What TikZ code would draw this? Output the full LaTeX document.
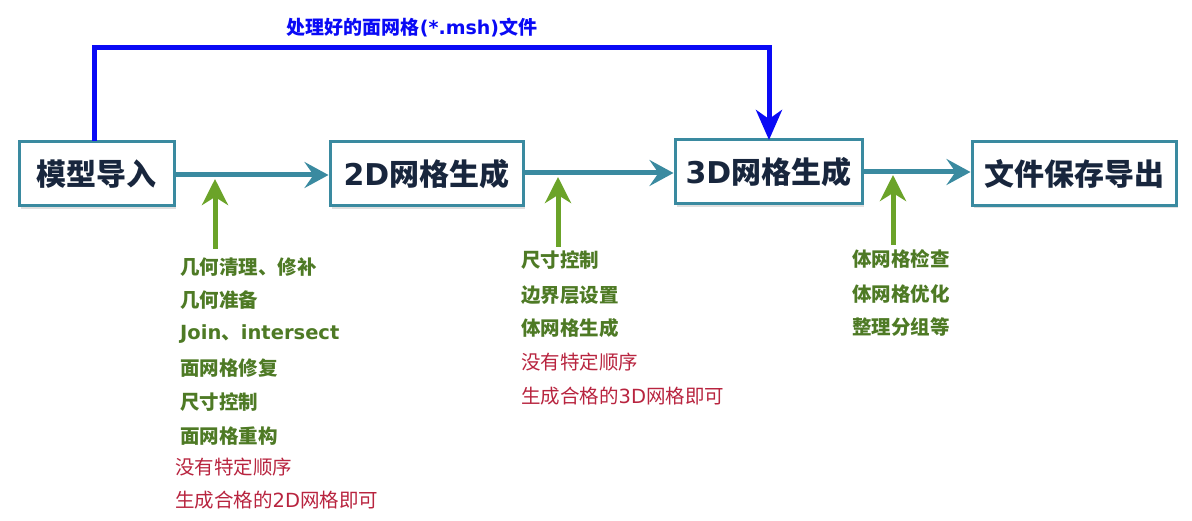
\documentclass[tikz,border=0pt]{standalone}
\usepackage{fontspec}
\setmainfont{Noto Sans CJK SC}
\newfontfamily\latin{DejaVu Sans}
\usetikzlibrary{arrows.meta,shadows}
\definecolor{boxborder}{HTML}{3A8AA0}
\definecolor{boxtext}{HTML}{18263D}
\definecolor{tealarrow}{HTML}{3A8AA0}
\definecolor{greenarrow}{HTML}{6BA329}
\definecolor{greentext}{HTML}{4E7A25}
\definecolor{redtext}{HTML}{B8243F}
\definecolor{bluearrow}{HTML}{0A0AF5}
\begin{document}
\begin{tikzpicture}[x=1pt,y=-1pt,
  stagebox/.style={draw=boxborder,line width=3pt,fill=white,minimum height=64pt,
    inner sep=0pt,font=\fontsize{30}{32}\selectfont\bfseries,text=boxtext,
    drop shadow={shadow xshift=2pt,shadow yshift=-3pt,opacity=0.25}},
  flow/.style={draw=tealarrow,line width=5pt,
    -{Stealth[length=24pt,width=26pt,inset=9pt]}},
  feed/.style={draw=greenarrow,line width=5pt,
    -{Stealth[length=26pt,width=26pt,inset=8pt]}},
  fileflow/.style={draw=bluearrow,line width=5pt,
    -{Stealth[length=30pt,width=26pt,inset=9pt]}},
  stepitem/.style={anchor=west,inner sep=0pt,text=greentext,
    font=\fontsize{19.5}{22}\selectfont\bfseries},
  noteitem/.style={anchor=west,inner sep=0pt,text=redtext,
    font=\fontsize{19.5}{22}\selectfont}
]
\useasboundingbox (0,0) rectangle (1192,521);

\node[stagebox,minimum width=155pt] (b1) at (96.5,174) {模型导入};
\node[stagebox,minimum width=193pt] (b2) at (426.5,174) {{\latin 2D}网格生成};
\node[stagebox,minimum width=187pt] (b3) at (768.5,172) {{\latin 3D}网格生成};
\node[stagebox,minimum width=204pt] (b4) at (1074,173.5) {文件保存导出};

\draw[flow] (b1.east |- 0,175) -- (b2.west |- 0,175);
\draw[flow] (b2.east |- 0,173) -- (b3.west |- 0,173);
\draw[flow] (b3.east |- 0,172) -- (b4.west |- 0,172);

% blue top connector
\coordinate (bstart) at (94,141);
\coordinate (bend) at (769,140);
\draw[fileflow] (bstart) -- (94,48) -- (769,48) -- (bend);
\node[inner sep=0pt,text=bluearrow,font=\fontsize{19}{22}\selectfont\bfseries] (blabel) at (412,28) {处理好的面网格{\latin(*.msh)}文件};

% green feed arrows
\coordinate (g1s) at (215,249);
\coordinate (g1e) at (215,179);
\coordinate (g2s) at (558,247);
\coordinate (g2e) at (558,177);
\coordinate (g3s) at (893,245);
\coordinate (g3e) at (893,175);
\draw[feed] (g1s) -- (g1e);
\draw[feed] (g2s) -- (g2e);
\draw[feed] (g3s) -- (g3e);

% list 1
\node[stepitem] (l1a) at (180,267) {几何清理、修补};
\node[stepitem] (l1b) at (180,300) {几何准备};
\node[stepitem] (l1c) at (180,334) {{\latin Join}、{\latin intersect}};
\node[stepitem] (l1d) at (180,368) {面网格修复};
\node[stepitem] (l1e) at (180,402) {尺寸控制};
\node[stepitem] (l1f) at (180,436) {面网格重构};
\node[noteitem] (l1g) at (175,467) {没有特定顺序};
\node[noteitem] (l1h) at (175,500) {生成合格的{\latin 2D}网格即可};

% list 2
\node[stepitem] (l2a) at (521,260) {尺寸控制};
\node[stepitem] (l2b) at (521,295) {边界层设置};
\node[stepitem] (l2c) at (521,328) {体网格生成};
\node[noteitem] (l2d) at (521,362) {没有特定顺序};
\node[noteitem] (l2e) at (521,396) {生成合格的{\latin 3D}网格即可};

% list 3
\node[stepitem] (l3a) at (852,259) {体网格检查};
\node[stepitem] (l3b) at (852,294) {体网格优化};
\node[stepitem] (l3c) at (852,327) {整理分组等};
\end{tikzpicture}
\end{document}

::::

▶ [EXERCISE] Pictures stay out. Print the data exactly, from its first line through the line containing "(b4.west |- 0,172);".

▶ [THE RESULT]
What TikZ code would draw this? Output the full LaTeX document.
\documentclass[tikz,border=0pt]{standalone}
\usepackage{fontspec}
\setmainfont{Noto Sans CJK SC}
\newfontfamily\latin{DejaVu Sans}
\usetikzlibrary{arrows.meta,shadows}
\definecolor{boxborder}{HTML}{3A8AA0}
\definecolor{boxtext}{HTML}{18263D}
\definecolor{tealarrow}{HTML}{3A8AA0}
\definecolor{greenarrow}{HTML}{6BA329}
\definecolor{greentext}{HTML}{4E7A25}
\definecolor{redtext}{HTML}{B8243F}
\definecolor{bluearrow}{HTML}{0A0AF5}
\begin{document}
\begin{tikzpicture}[x=1pt,y=-1pt,
  stagebox/.style={draw=boxborder,line width=3pt,fill=white,minimum height=64pt,
    inner sep=0pt,font=\fontsize{30}{32}\selectfont\bfseries,text=boxtext,
    drop shadow={shadow xshift=2pt,shadow yshift=-3pt,opacity=0.25}},
  flow/.style={draw=tealarrow,line width=5pt,
    -{Stealth[length=24pt,width=26pt,inset=9pt]}},
  feed/.style={draw=greenarrow,line width=5pt,
    -{Stealth[length=26pt,width=26pt,inset=8pt]}},
  fileflow/.style={draw=bluearrow,line width=5pt,
    -{Stealth[length=30pt,width=26pt,inset=9pt]}},
  stepitem/.style={anchor=west,inner sep=0pt,text=greentext,
    font=\fontsize{19.5}{22}\selectfont\bfseries},
  noteitem/.style={anchor=west,inner sep=0pt,text=redtext,
    font=\fontsize{19.5}{22}\selectfont}
]
\useasboundingbox (0,0) rectangle (1192,521);

\node[stagebox,minimum width=155pt] (b1) at (96.5,174) {模型导入};
\node[stagebox,minimum width=193pt] (b2) at (426.5,174) {{\latin 2D}网格生成};
\node[stagebox,minimum width=187pt] (b3) at (768.5,172) {{\latin 3D}网格生成};
\node[stagebox,minimum width=204pt] (b4) at (1074,173.5) {文件保存导出};

\draw[flow] (b1.east |- 0,175) -- (b2.west |- 0,175);
\draw[flow] (b2.east |- 0,173) -- (b3.west |- 0,173);
\draw[flow] (b3.east |- 0,172) -- (b4.west |- 0,172);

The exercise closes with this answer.